Even in Alaska, Peters said, it looks like the statistics might pan out to show the corridors already in place are effective.
“So far data collected since their commissioning (shows) traffic accidents involving fatalities and major injuries have been reduced,” she said. “It just hasn’t been enough time to show an actual trend.”
Sgt. Kelly Swihart with the Wasilla Police Department said he would tend to agree with Peters, at least with regards to the Parks Highway corridor.
“This is purely anecdotal, but it seems like the amount of crashes that have been happening on that section have decreased,” Swihart said.
The Knik-Goose Bay Road corridor runs quite a way through Wasilla police jurisdiction. Swihart said traffic in Wasilla seems to have slowed down. The Parks Highway is a better-designed road than it once was and congestion in the downtown area has increased. Both factors have brought speeds down.
“In the past 10 days we’ve had two five-car collisions at Parks (Highway) and Lucus (Road),” Swihart said Friday. “There’s been some good property damage but nobody’s been hurt.”
But Knik-Goose Bay Road stands out. Speeds don’t seem to have decreased much and accident rates have remained relatively steady. Swihart said the area is one the department has focused on. Just last year they ran a six-hour shift focusing just on the road as part of a multi-jurisdictional task force Swihart organized.
There’s no shortage of work for cops out there, he said. In six hours that October evening, officers made 161 stops, wrote 99 tickets, and jailed five motorists, one for DUI. A quarter of those tickets were for speeding, Swihart said.
“I think speed is a big deal,” he said, but also, “I think at times people can follow to closely. I think at times people are paying too much attention to cell phones.”
That one drunk driver Swihart mentioned got off lucky. First time offenders are fined $1,500. When the corridor is in effect, that becomes $3,000.
Greg Wood, Wasilla’s deputy police chief, said the designation is something Wasilla police have been pushing for.
He said he has no idea whether the doubled fines will change department revenue. He doesn’t know and he doesn’t care.
“It’s not about fines or revenue or anything like that. It’s about saving lives and reducing the number of injuries we get.”
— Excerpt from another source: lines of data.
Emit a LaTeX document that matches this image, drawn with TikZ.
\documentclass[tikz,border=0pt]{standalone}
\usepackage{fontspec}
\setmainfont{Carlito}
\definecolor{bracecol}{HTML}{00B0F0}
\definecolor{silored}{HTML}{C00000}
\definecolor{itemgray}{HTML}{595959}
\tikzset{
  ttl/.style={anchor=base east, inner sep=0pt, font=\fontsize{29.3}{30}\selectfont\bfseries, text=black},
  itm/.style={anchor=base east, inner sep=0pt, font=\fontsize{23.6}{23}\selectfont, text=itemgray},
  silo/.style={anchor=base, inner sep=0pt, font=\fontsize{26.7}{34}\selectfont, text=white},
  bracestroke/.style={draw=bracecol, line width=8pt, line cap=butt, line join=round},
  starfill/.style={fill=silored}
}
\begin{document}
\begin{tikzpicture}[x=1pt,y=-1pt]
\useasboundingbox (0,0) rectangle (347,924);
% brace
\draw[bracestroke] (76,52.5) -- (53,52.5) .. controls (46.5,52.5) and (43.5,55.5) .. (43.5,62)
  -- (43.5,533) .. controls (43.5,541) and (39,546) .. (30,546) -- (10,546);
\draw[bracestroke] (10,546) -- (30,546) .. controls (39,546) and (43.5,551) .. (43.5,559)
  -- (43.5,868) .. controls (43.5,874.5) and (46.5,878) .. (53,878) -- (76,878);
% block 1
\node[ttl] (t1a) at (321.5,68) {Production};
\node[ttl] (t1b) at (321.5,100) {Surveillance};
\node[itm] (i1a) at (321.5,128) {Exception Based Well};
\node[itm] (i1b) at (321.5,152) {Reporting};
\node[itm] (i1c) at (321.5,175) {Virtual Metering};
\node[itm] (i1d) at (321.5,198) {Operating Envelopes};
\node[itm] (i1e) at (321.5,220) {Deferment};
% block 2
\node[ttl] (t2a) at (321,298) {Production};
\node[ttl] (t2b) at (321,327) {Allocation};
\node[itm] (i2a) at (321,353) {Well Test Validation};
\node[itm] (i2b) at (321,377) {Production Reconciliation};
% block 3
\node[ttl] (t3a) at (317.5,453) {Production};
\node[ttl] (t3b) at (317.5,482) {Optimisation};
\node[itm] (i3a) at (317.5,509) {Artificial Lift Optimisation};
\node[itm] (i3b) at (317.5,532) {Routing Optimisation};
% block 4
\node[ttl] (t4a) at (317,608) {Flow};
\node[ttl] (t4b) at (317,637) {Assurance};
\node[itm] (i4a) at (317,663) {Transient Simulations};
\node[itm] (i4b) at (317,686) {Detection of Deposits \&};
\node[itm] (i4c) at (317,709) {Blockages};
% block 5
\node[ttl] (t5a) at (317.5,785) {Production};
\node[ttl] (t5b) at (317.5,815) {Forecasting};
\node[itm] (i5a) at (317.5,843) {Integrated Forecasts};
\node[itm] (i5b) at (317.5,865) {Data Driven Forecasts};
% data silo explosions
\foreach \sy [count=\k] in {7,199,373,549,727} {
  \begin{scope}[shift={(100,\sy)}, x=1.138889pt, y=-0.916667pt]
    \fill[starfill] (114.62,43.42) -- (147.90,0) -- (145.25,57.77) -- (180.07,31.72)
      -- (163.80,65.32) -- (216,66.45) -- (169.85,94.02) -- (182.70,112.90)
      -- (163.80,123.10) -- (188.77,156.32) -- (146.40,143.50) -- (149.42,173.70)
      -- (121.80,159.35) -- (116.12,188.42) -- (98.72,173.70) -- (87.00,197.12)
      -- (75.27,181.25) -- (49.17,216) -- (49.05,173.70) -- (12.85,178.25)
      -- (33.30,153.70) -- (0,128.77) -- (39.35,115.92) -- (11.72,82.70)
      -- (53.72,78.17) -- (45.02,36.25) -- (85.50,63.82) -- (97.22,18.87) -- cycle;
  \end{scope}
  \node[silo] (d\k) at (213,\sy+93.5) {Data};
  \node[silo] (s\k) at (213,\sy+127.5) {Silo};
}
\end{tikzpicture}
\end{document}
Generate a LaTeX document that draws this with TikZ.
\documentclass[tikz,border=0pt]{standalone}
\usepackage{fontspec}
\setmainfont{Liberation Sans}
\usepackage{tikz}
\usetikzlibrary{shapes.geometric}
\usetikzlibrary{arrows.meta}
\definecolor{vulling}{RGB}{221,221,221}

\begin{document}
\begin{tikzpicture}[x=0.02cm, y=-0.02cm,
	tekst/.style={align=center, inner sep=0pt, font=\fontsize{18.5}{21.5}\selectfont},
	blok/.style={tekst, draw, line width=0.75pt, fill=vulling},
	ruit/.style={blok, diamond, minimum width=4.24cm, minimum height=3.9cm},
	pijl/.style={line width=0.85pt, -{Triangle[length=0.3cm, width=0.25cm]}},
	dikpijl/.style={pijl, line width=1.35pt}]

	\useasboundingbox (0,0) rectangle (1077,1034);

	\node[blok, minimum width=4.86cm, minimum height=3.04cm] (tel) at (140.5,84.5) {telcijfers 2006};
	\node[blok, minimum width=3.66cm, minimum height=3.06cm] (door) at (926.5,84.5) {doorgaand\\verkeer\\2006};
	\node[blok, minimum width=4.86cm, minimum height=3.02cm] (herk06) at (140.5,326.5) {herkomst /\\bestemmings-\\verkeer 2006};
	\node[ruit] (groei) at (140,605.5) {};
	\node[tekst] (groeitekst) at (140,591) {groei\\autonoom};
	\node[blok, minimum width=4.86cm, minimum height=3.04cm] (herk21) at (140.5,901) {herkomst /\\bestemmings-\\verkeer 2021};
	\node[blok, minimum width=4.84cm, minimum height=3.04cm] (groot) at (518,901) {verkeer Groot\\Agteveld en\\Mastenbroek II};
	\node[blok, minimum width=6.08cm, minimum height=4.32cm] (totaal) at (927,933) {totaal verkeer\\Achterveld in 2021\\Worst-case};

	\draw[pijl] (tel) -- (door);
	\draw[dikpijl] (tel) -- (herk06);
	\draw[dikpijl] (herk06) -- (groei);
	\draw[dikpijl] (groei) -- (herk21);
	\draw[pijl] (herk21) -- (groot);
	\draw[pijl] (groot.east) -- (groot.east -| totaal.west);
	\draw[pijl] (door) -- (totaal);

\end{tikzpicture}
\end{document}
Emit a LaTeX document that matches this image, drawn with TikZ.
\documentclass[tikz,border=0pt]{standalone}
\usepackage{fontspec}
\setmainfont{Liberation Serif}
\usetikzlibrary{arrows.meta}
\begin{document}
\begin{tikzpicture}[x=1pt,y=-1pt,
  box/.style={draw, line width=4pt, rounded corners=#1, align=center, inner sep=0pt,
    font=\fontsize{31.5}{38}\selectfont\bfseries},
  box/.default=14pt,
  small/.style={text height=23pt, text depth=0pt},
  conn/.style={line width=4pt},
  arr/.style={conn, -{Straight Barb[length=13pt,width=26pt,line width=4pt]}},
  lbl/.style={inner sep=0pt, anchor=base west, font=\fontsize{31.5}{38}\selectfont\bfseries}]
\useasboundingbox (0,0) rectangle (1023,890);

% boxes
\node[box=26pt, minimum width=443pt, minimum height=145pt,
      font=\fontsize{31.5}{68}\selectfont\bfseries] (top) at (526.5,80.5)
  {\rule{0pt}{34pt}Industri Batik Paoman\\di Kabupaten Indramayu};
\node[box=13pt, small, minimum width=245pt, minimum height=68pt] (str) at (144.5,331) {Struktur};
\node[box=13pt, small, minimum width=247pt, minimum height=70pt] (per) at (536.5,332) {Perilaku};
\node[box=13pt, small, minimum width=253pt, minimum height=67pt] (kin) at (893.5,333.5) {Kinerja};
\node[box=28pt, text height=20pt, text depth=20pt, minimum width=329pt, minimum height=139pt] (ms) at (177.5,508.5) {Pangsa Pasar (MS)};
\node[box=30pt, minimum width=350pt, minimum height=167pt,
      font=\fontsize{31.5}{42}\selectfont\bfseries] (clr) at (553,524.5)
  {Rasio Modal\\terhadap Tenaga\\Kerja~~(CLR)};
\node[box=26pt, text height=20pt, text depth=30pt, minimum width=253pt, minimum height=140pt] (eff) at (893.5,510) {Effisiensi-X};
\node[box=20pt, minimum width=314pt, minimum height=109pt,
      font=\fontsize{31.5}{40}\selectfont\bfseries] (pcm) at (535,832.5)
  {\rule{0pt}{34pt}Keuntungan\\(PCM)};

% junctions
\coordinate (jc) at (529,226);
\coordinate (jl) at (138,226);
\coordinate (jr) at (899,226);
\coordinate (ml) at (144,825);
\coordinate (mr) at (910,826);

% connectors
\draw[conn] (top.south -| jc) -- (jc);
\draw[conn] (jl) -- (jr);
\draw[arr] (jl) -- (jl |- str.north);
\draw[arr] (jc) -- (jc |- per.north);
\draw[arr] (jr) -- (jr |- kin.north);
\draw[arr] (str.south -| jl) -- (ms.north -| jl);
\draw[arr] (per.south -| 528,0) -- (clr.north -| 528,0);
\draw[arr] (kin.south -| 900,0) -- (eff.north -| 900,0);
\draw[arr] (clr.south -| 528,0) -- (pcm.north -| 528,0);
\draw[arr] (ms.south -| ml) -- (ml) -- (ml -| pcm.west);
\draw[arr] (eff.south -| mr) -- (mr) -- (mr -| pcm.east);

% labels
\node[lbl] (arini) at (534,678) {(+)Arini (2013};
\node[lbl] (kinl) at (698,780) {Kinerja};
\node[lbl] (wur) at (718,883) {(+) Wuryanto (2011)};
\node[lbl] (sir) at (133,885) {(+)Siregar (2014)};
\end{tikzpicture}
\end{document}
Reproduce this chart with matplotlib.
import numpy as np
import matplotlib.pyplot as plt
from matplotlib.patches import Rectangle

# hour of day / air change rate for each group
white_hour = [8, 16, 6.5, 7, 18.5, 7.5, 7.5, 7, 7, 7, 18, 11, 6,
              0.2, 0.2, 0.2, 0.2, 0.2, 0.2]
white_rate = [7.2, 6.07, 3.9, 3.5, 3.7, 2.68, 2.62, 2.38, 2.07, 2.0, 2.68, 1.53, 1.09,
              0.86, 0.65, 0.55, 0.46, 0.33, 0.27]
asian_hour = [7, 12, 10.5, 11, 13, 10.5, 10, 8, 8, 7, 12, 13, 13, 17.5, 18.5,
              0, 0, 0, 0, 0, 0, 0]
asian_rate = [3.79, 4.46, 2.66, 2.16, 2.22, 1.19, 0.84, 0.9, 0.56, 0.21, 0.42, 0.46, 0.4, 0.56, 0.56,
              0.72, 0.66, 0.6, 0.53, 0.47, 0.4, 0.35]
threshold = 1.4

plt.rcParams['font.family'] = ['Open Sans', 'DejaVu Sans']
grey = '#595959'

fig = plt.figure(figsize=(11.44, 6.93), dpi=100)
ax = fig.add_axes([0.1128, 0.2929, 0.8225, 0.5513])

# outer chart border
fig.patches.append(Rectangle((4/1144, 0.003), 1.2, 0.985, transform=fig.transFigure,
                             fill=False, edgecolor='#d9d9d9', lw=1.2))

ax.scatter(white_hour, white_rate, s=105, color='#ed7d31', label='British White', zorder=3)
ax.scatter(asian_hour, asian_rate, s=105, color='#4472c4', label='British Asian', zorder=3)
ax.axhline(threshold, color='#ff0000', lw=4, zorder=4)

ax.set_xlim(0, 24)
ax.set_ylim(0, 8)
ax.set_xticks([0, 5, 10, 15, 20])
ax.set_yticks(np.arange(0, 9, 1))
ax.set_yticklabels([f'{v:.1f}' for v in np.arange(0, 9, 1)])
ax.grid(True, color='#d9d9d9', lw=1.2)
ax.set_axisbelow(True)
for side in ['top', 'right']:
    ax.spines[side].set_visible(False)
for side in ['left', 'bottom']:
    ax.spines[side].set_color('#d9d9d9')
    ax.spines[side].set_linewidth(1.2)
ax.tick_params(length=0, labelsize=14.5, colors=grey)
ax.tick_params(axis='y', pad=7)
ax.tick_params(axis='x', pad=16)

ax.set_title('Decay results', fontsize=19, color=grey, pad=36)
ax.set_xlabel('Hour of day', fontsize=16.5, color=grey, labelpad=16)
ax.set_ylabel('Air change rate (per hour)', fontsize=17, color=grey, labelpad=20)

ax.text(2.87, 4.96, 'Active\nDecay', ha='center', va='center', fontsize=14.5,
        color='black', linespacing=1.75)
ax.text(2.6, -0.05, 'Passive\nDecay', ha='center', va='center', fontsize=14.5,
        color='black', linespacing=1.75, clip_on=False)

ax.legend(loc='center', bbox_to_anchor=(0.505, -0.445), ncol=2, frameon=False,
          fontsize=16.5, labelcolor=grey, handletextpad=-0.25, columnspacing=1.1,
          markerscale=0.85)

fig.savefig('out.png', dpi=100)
When he looks at department expenditures, Wood said, he sees the breakdown this way: It takes an officer maybe eight minutes to write a ticket. It takes an officer multiple hours to investigate a car wreck involving injuries.
“I’m taking an officer off the road for a number of hours to do diagrams and conduct interviews and that type of stuff,” he said.
So if those eight minutes spent writing a ticket can save three man hours investigating an accident, Wood said, “I would much rather see an officer out there writing a ticket.”
And, anyway, his department has, he said, a 3-to-1 warning to ticket ratio.
“If we stop 400 people only 100 of them are getting tickets,” he said.
On the ticket revenue issue, Peters had much the same to say. She said troopers are working right now to get the word out so nobody’s surprised when the doubled fines go into effect.
“We don’t want it to be just, ‘Hey, gotcha, here’s your double fine,’” Peters said. “We’re trying to put it out there ahead of time so people are aware that these stretches of road are the place where we have had these horrendous collisions.”
With the two new corridors — the one in the Valley and the one on the Peninsula — the state will have addressed four out of the five most dangerous roads in the state. The fifth? The Palmer-Wasilla Highway.
According to the Alaska Highway Safety Office’s Web page, that highway is definitely on their radar. Maps of the corridors, including markers for where and when fatal accidents have occurred, are available at dot.state.ak.us/stwdplng/hwysafety/
Peters said the troopers also have the Palmer-Wasilla on their screens.
“They’re still looking at engineering aspects and other aspects, they’re still looking at whether a traffic safety corridor is the right way to go,” she said.